Question

A bag contains 4 red and 5 black balls, a second bag contains 3 red and 7 black balls. One ball is drawn at random from each bag. Find the probability that the ball is of the same color.

Answer 1

Hint: In this question, first of all, calculate the probability of drawing the red and black balls from both the bags individually. Now to get the probability that the balls are of the same color, add the probability of drawing the red and drawing the black ball.

Complete step-by-step answer:
Here we are given that a bag contains 4 red and 5 black balls and a second bag contains 3 red and 7 black balls. One ball is drawn at random from each bag, we have to find the probability that the balls are of the same color. Before proceeding with this question, let us first understand what probability is. Probability is a measure of the likelihood of an event to occur. We can predict the chance of an event to occur by using it. Probability means possibility. Also, the probability of the event to happen $=\dfrac{\text{Number of favorable outcomes}}{\text{Total number of outcomes}}$
Now, we know that in the first bag, there are 4 red balls and 5 black balls. So, we get,
The probability of drawing a red ball from bag 1, $P\left( {{R}_{1}} \right)=\dfrac{\text{Number of red balls in bag 1}}{\text{Total balls in bag 1}}$
So, we get, $P\left( {{R}_{1}} \right)=\dfrac{4}{9}$
The probability of drawing a black ball from bag 1, $P\left( {{B}_{1}} \right)=\dfrac{\text{Number of black balls in bag 1}}{\text{Total balls in bag 1}}$
So, we get, $P\left( {{B}_{1}} \right)=\dfrac{5}{9}$
Now, we also know that in the second bag, there are 3 red balls and 7 black balls. So, we get,
The probability of drawing a red ball from bag 2, $P\left( {{R}_{2}} \right)=\dfrac{\text{Number of red balls in bag 2}}{\text{Total balls in bag 2}}$
So, we get, $P\left( {{R}_{2}} \right)=\dfrac{3}{10}$
The probability of drawing a black ball from bag 2, $P\left( {{B}_{2}} \right)=\dfrac{\text{Number of black balls in bag 2}}{\text{Total balls in bag 2}}$
So, we get, $P\left( {{B}_{2}} \right)=\dfrac{7}{10}$
So, the probability of drawing a red ball from both the bags 1 and 2, $\left( P\left( R \right) \right)=P\left( {{R}_{1}} \right).P\left( {{R}_{2}} \right)$
By substituting the value of $P\left( {{R}_{1}} \right)=\dfrac{4}{9}$ and $P\left( {{R}_{2}} \right)=\dfrac{3}{10}$. So, we get,
$P\left( R \right)=\dfrac{4}{9}.\dfrac{3}{10}=\dfrac{12}{90}$
Also, the probability of drawing a black ball from both the bags 1 and 2, $\left( P\left( B \right) \right)=P\left( {{B}_{1}} \right).P\left( {{B}_{2}} \right)$
By substituting the value of $P\left( {{B}_{1}} \right)=\dfrac{5}{9}$ and $P\left( {{B}_{2}} \right)=\dfrac{7}{10}$. So, we get,
$P\left( B \right)=\dfrac{5}{9}.\dfrac{7}{10}=\dfrac{35}{90}$
So, the probability of drawing the ball of the same color P(T) = P(R) + P(B)
By substituting the value of $P\left( R \right)=\dfrac{12}{90}$ and $P\left( B \right)=\dfrac{35}{90}$, we get,
$P\left( T \right)=\dfrac{12}{90}+\dfrac{35}{90}$
$P\left( T \right)=\dfrac{47}{90}$
So, we get the probability of drawing a ball of the same color as $\dfrac{47}{90}$.
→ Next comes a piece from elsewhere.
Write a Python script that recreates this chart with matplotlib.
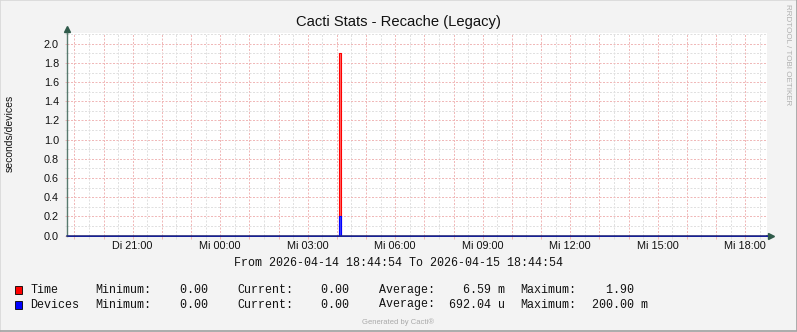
import matplotlib
matplotlib.use('Agg')
import matplotlib.pyplot as plt
import matplotlib.dates as mdates
from matplotlib.ticker import MultipleLocator, FuncFormatter
from matplotlib.lines import Line2D
from matplotlib.patches import Rectangle
import pandas as pd

# time range shown
start = pd.Timestamp('2026-04-14 18:44:54')
end = pd.Timestamp('2026-04-15 18:44:54')

# samples (step data, value holds until next sample)
sample_times = pd.to_datetime(['2026-04-14 18:44:54', '2026-04-15 04:03:30',
                               '2026-04-15 04:09:00', '2026-04-15 18:44:54'])
time_values = [0.0, 1.90, 0.0, 0.0]
device_values = [0.0, 0.20, 0.0, 0.0]

weekday_de = ['Mo', 'Di', 'Mi', 'Do', 'Fr', 'Sa', 'So']

# legend stats
series_names = ['Time', 'Devices']
series_colors = ['#FF0000', '#0000FF']
min_values = [0.00, 0.00]
min_units = ['', '']
cur_values = [0.00, 0.00]
cur_units = ['', '']
avg_values = [6.59, 692.04]
avg_units = ['m', 'u']
max_values = [1.90, 200.00]
max_units = ['', 'm']

W, H = 797, 332
def fx(px):
    return px / W
def fy(py):
    return 1 - py / H

fig = plt.figure(figsize=(W / 100, H / 100), dpi=100, facecolor='#f3f3f3')

left, right, top, bottom = 67, 767, 33, 235.5
ax = fig.add_axes([fx(left), fy(bottom), (right - left) / W, (bottom - top) / H])
ax.set_facecolor('white')

sans = 'Liberation Sans'
mono = 'Liberation Mono'

ax.fill_between(sample_times, time_values, step='post', facecolor='#ff6a6a',
                edgecolor='#ff0000', linewidth=0.8, zorder=3)
ax.fill_between(sample_times, device_values, step='post', facecolor='#4040ff',
                edgecolor='#0000ff', linewidth=0.8, zorder=4)

ax.set_xlim(start, end)
ax.set_ylim(0, 2.112)

# grid: red every hour / 0.2, grey every half hour / 0.1
ax.xaxis.set_major_locator(mdates.HourLocator(interval=1))
ax.xaxis.set_minor_locator(mdates.MinuteLocator(byminute=[30]))
ax.yaxis.set_major_locator(MultipleLocator(0.2))
ax.yaxis.set_minor_locator(MultipleLocator(0.1))


def xfmt(x, pos):
    t = pd.Timestamp(mdates.num2date(x)).tz_localize(None).round('min')
    if t.hour % 3 == 0 and t.minute == 0:
        return f"{weekday_de[t.weekday()]} {t:%H:%M}"
    return ''


ax.xaxis.set_major_formatter(FuncFormatter(xfmt))
ax.yaxis.set_major_formatter(FuncFormatter(lambda v, p: f"{v:.1f}"))

dash = (0, (2, 1.5))
ax.grid(which='major', color='#f0b8b8', linestyle=dash, linewidth=0.72)
ax.grid(which='minor', color='#e0e0e0', linestyle=dash, linewidth=0.72)
ax.set_axisbelow(True)

ax.tick_params(which='major', length=1.8, width=0.72, color='#f0b8b8')
ax.tick_params(which='minor', length=1.8, width=0.72, color='#e0e0e0')
ax.tick_params(axis='y', which='major', pad=4, labelsize=7.8)
ax.tick_params(axis='x', which='major', pad=2, labelsize=7.8)
for lab in ax.get_xticklabels() + ax.get_yticklabels():
    lab.set_family(sans)
    lab.set_color('#111111')

for s in ['top', 'right']:
    ax.spines[s].set_visible(False)
ax.spines['left'].set_color('#587a6e')
ax.spines['left'].set_linewidth(1.0)
ax.spines['bottom'].set_color('#1e2a78')
ax.spines['bottom'].set_linewidth(1.1)
ax.spines['left'].set_zorder(5)
ax.spines['bottom'].set_zorder(5)

# axis extensions and arrows
ax.plot([0, 0], [1, 1.02], transform=ax.transAxes, color='#587a6e', lw=1.0, clip_on=False)
ax.plot([1, 1.004], [0, 0], transform=ax.transAxes, color='#1e2a78', lw=1.1, clip_on=False)
ax.plot([0], [1.02], marker='^', ms=4.5, color='#2f5a4a', transform=ax.transAxes, clip_on=False)
ax.plot([1.006], [0], marker='>', ms=4.5, color='#2f5a4a', transform=ax.transAxes, clip_on=False)

# texts
fig.text(0.5, fy(22), 'Cacti Stats - Recache (Legacy)', ha='center', va='center',
         fontsize=10.6, family=sans, color='#111111')
fig.text(fx(10), fy(133), 'seconds/devices', rotation=90, ha='center', va='center',
         fontsize=7.5, family=sans, color='#111111')
fig.text(fx(788), fy(55), 'RRDTOOL / TOBI OETIKER', rotation=270, ha='center', va='center',
         fontsize=5.8, family=sans, color='#b0b0b0')
fig.text(fx(398), fy(263), f"From {start:%Y-%m-%d %H:%M:%S} To {end:%Y-%m-%d %H:%M:%S}",
         ha='center', va='center', fontsize=8.4, family=mono, color='#111111')

row_y = [290, 304.5]
for i in range(len(series_names)):
    y = row_y[i]
    fig.add_artist(Rectangle((fx(15), fy(y + 4)), 7 / W, 8 / H, transform=fig.transFigure,
                             facecolor=series_colors[i], edgecolor='black', linewidth=0.6))
    items = [
        (30.4, series_names[i]),
        (95, 'Minimum:'),
        (152, f"{min_values[i]:8.2f} {min_units[i]}"),
        (237, 'Current:'),
        (293, f"{cur_values[i]:8.2f} {cur_units[i]}"),
        (379, 'Average:'),
        (435, f"{avg_values[i]:8.2f} {avg_units[i]}"),
        (520.5, 'Maximum:'),
        (578, f"{max_values[i]:8.2f} {max_units[i]}"),
    ]
    for px, txt in items:
        fig.text(fx(px), fy(y), txt, ha='left', va='center', fontsize=8.4,
                 family=mono, color='#111111')

fig.text(fx(398), fy(322), 'Generated by Cacti®', ha='center', va='center',
         fontsize=5.5, family=sans, color='#aaaaaa')

# image frame
fig.add_artist(Line2D([0, 0, 1], [0, 1, 1], transform=fig.transFigure, color='#d8d8d8', lw=1.2))
fig.add_artist(Line2D([0, 1, 1], [0.002, 0.002, 1], transform=fig.transFigure, color='#a0a0a0', lw=1.2))

fig.savefig('out.png', dpi=100, facecolor=fig.get_facecolor())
Note: In this question, many students make this mistake of adding probabilities of two events instead of multiplying and multiplying instead of adding. So, they must take care of that. Generally, whenever there is AND between probabilities of two events, we multiply them whereas if there is OR between probabilities of two events, we add them. So, this concept should be there in mind.